◆ Directive
Could you repeat, exactly as they stand, the lines between the one with "Emit a Python" and the one with "ax = fig.add_axes([79", inclusive, minus the pictures?

◆ Data provided
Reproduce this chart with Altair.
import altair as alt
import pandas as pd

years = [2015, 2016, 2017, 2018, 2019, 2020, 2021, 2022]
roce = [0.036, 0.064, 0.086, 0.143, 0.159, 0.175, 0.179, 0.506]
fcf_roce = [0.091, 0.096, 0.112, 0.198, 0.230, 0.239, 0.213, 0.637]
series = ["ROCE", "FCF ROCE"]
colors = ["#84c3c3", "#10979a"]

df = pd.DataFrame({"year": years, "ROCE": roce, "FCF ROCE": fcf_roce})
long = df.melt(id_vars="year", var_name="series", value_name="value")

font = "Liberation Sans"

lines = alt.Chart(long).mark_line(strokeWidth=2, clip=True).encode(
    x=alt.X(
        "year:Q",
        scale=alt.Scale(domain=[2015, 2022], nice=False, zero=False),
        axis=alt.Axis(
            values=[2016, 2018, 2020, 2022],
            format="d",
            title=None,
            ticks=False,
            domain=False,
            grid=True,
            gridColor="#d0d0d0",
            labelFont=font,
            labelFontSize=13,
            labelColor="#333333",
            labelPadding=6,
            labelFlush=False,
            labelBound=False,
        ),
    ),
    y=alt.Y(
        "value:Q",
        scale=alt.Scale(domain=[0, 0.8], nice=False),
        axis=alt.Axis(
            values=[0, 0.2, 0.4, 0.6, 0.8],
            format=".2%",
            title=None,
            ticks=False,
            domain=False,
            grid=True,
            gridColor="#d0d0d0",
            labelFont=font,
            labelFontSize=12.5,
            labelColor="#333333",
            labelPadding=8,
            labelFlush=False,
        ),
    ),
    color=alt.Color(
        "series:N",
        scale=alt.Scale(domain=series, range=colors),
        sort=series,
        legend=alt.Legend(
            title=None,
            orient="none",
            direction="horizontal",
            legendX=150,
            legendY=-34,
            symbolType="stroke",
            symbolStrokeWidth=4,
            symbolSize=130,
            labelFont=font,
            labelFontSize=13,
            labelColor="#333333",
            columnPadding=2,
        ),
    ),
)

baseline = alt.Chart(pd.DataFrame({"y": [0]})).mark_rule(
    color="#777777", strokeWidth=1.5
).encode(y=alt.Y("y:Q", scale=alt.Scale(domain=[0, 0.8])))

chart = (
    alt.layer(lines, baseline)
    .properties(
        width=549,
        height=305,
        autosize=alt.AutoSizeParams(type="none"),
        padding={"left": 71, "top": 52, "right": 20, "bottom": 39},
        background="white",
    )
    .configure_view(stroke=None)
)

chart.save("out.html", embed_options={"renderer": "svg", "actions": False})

--

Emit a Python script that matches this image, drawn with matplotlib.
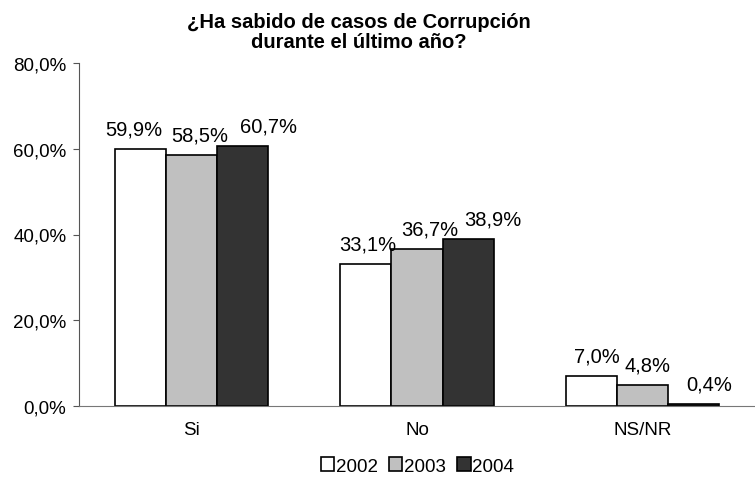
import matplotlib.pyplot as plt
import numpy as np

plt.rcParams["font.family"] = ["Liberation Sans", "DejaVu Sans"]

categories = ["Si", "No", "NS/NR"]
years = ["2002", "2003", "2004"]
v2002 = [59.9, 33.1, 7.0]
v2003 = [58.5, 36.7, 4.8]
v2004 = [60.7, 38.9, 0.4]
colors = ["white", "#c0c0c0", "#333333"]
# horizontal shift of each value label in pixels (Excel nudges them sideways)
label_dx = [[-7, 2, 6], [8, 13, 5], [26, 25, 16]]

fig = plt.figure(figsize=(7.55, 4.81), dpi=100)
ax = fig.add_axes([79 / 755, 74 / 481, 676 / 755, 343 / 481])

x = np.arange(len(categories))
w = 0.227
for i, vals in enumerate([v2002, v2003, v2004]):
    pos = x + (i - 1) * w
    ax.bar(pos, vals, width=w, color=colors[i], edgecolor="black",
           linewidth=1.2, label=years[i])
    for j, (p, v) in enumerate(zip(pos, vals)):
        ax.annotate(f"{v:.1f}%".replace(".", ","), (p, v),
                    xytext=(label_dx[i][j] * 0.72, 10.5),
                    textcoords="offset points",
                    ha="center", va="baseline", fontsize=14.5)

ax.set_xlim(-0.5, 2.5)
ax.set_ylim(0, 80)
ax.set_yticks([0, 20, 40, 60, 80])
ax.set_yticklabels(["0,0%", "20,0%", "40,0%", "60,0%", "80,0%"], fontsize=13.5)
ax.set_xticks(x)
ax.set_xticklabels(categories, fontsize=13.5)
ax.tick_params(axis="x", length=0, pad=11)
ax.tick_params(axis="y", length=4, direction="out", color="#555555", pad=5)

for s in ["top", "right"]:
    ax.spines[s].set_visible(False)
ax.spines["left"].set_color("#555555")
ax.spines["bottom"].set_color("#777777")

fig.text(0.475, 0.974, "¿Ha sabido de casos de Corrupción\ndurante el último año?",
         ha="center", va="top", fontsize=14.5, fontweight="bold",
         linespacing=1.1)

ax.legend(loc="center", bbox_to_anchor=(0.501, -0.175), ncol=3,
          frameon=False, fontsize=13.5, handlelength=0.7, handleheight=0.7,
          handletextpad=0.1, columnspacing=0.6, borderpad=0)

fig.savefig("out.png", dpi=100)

---

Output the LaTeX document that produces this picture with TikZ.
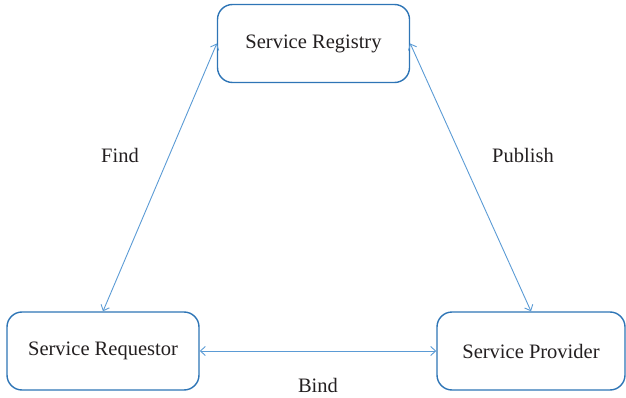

◆ Answer to the exercise
Emit a Python script that matches this image, drawn with matplotlib.
import matplotlib.pyplot as plt
import numpy as np

plt.rcParams["font.family"] = ["Liberation Sans", "DejaVu Sans"]

categories = ["Si", "No", "NS/NR"]
years = ["2002", "2003", "2004"]
v2002 = [59.9, 33.1, 7.0]
v2003 = [58.5, 36.7, 4.8]
v2004 = [60.7, 38.9, 0.4]
colors = ["white", "#c0c0c0", "#333333"]
# horizontal shift of each value label in pixels (Excel nudges them sideways)
label_dx = [[-7, 2, 6], [8, 13, 5], [26, 25, 16]]

fig = plt.figure(figsize=(7.55, 4.81), dpi=100)
ax = fig.add_axes([79 / 755, 74 / 481, 676 / 755, 343 / 481])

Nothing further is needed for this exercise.